In this context he willingly entertained a dialogue with Susan George, one of the leading thinkers of the anti-globalisation movement, from the Transnational Institute, on introducing a tax for short term speculative inflows.

There was also Thomas Isaac, then Finance Minister of Kerala, India, who was not pro market but open to other approaches to macro-economics and also pursued participatory budgeting. I also connected Gordhan to other heterodox economists in India.

Alas the neoliberal horse had bolted. Not much came from these engagements. However, I respected Gordhan’s willingness to listen.

When Zuma sacked Gordhan as finance minister in April 2017, many of us rallied and camped outside National Treasury. Our encampment was a rallying call to push back against state capture , the massive looting and repurposing of the state for private benefit under Zuma.
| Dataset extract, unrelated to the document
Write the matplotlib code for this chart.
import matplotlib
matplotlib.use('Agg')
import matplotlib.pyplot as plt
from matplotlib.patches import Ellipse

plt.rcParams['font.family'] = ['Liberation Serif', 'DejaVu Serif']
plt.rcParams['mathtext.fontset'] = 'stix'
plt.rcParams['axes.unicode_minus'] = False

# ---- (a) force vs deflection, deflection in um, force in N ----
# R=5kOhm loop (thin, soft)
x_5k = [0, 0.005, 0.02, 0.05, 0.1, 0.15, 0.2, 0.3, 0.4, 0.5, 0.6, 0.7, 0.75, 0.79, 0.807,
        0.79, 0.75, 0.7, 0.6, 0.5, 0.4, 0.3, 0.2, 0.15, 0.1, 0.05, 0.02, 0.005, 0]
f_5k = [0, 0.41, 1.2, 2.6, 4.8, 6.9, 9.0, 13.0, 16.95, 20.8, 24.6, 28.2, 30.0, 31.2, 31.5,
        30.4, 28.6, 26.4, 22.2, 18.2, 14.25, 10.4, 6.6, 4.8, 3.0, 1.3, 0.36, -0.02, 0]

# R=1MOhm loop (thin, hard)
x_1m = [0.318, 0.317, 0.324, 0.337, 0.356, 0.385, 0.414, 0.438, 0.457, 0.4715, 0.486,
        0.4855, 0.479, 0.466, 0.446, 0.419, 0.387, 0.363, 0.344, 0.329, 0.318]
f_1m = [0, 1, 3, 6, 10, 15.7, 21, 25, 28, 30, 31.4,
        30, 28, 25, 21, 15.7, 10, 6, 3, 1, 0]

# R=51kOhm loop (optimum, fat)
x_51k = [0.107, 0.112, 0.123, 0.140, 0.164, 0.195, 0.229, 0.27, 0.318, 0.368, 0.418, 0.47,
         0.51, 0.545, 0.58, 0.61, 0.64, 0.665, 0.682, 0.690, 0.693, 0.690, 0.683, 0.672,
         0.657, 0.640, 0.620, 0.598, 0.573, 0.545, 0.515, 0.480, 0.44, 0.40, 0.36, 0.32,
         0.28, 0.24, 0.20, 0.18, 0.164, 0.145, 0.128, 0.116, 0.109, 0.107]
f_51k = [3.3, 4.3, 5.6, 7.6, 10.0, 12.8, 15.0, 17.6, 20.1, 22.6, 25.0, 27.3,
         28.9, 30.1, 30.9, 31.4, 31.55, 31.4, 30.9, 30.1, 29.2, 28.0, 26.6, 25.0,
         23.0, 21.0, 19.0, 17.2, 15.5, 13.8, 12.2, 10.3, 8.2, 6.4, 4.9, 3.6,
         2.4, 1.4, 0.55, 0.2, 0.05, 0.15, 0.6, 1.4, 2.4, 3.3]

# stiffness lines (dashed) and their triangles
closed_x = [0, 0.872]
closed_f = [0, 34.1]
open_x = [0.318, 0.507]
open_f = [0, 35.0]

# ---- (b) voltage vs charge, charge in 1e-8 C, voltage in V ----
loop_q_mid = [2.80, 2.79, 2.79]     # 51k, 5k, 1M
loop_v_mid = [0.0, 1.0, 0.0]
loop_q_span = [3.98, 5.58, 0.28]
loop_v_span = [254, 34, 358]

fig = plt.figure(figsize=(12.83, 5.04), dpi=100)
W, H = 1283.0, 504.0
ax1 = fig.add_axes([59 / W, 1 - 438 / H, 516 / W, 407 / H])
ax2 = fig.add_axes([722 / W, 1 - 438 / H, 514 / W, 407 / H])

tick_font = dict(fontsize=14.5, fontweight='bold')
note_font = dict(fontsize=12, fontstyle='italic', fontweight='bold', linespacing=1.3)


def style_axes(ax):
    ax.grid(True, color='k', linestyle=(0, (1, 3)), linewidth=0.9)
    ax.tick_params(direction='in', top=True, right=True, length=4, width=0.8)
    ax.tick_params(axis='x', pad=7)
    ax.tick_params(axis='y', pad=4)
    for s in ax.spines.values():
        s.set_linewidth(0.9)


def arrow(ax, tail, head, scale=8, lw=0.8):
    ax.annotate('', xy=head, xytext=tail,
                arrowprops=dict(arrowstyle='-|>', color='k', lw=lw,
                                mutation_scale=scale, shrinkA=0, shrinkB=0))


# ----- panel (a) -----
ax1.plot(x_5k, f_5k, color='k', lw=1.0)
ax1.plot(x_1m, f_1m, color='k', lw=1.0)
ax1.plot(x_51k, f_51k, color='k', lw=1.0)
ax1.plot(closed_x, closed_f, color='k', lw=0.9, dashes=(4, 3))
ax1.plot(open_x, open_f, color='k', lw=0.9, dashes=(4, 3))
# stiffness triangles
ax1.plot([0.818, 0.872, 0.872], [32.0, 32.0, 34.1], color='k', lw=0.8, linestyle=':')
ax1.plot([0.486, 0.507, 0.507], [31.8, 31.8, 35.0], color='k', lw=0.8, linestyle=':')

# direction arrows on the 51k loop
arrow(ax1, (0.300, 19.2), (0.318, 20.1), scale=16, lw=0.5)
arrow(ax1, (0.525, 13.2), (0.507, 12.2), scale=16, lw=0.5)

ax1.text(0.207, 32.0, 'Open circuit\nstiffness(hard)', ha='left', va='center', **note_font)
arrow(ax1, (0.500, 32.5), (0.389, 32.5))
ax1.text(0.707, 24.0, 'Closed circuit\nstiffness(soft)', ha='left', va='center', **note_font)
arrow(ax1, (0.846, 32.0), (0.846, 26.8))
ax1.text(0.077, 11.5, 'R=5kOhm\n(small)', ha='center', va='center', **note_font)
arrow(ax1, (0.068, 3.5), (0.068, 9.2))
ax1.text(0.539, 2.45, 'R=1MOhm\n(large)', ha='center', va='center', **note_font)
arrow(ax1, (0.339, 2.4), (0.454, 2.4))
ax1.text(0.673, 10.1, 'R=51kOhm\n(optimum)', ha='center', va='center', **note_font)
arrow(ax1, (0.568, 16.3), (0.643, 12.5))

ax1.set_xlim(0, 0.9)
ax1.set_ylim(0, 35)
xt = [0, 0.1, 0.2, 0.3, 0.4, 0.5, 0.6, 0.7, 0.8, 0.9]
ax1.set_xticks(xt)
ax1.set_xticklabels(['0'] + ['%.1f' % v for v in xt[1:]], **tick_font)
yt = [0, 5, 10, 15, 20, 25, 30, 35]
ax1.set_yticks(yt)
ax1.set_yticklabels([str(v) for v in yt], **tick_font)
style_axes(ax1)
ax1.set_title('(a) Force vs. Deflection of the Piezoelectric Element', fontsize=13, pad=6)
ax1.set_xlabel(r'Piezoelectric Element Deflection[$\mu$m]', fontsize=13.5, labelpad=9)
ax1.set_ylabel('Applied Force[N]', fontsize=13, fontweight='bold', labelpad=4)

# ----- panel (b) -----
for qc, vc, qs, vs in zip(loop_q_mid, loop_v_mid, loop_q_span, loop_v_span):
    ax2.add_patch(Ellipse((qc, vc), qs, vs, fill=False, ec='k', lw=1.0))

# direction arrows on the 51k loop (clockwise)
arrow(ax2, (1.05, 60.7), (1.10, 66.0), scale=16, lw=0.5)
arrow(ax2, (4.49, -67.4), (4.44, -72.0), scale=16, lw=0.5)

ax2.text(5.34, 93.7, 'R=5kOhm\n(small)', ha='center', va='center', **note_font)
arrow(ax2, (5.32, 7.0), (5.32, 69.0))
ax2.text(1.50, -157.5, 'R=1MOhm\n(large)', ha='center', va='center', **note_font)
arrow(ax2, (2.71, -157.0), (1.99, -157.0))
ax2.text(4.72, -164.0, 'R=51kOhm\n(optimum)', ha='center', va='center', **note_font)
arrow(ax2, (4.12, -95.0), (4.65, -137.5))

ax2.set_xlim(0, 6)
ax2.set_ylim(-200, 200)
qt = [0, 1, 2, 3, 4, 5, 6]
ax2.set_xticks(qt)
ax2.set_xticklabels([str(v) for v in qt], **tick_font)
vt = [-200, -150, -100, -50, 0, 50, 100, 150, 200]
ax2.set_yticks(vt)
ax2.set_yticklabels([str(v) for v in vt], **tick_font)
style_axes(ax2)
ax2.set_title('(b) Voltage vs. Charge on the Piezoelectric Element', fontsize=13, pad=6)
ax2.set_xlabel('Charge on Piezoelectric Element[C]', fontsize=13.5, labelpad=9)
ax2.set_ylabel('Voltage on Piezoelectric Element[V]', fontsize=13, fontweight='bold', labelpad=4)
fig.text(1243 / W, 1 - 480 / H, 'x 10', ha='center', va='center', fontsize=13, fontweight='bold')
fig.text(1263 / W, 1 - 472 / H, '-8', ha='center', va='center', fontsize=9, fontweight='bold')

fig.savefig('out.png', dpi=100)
Thousands took the streets demanding Zuma’s exit. This was a pivotal moment in the fight against state capture. With the advantage of hindsight maybe we should not have left the Union Buildings, the seat of government in Pretoria. Maybe we should have gone all the way to bring down the kleptocratic ANC regime. This never happened and is one of those what if questions of history.

Fatal mistake

Nonetheless it also has a bearing on Gordhan’s fatal mistake to lead the ministry of public enterprises. State capture was too deep and the nexus between the ruling Africa National Congress, state-owned enterprises and criminalised interests placed him in a snake pit of deceit, high risk and polarisation.

The Zondo Commission of inquiry into state capture has helped connect the dots and placed the ANC, the party Pravin was loyal to, at the centre of corruption in state enterprises.

He could not win this battle. But as I say goodbye to him I remember him saying rather emphatically to me once, as I led the Gauteng Province of the South Africa Communist Party,

why is the SACP not contesting elections?

He was actually calling for the realignment of left forces against a venal and degenerate African nationalist politics. Is this still possible?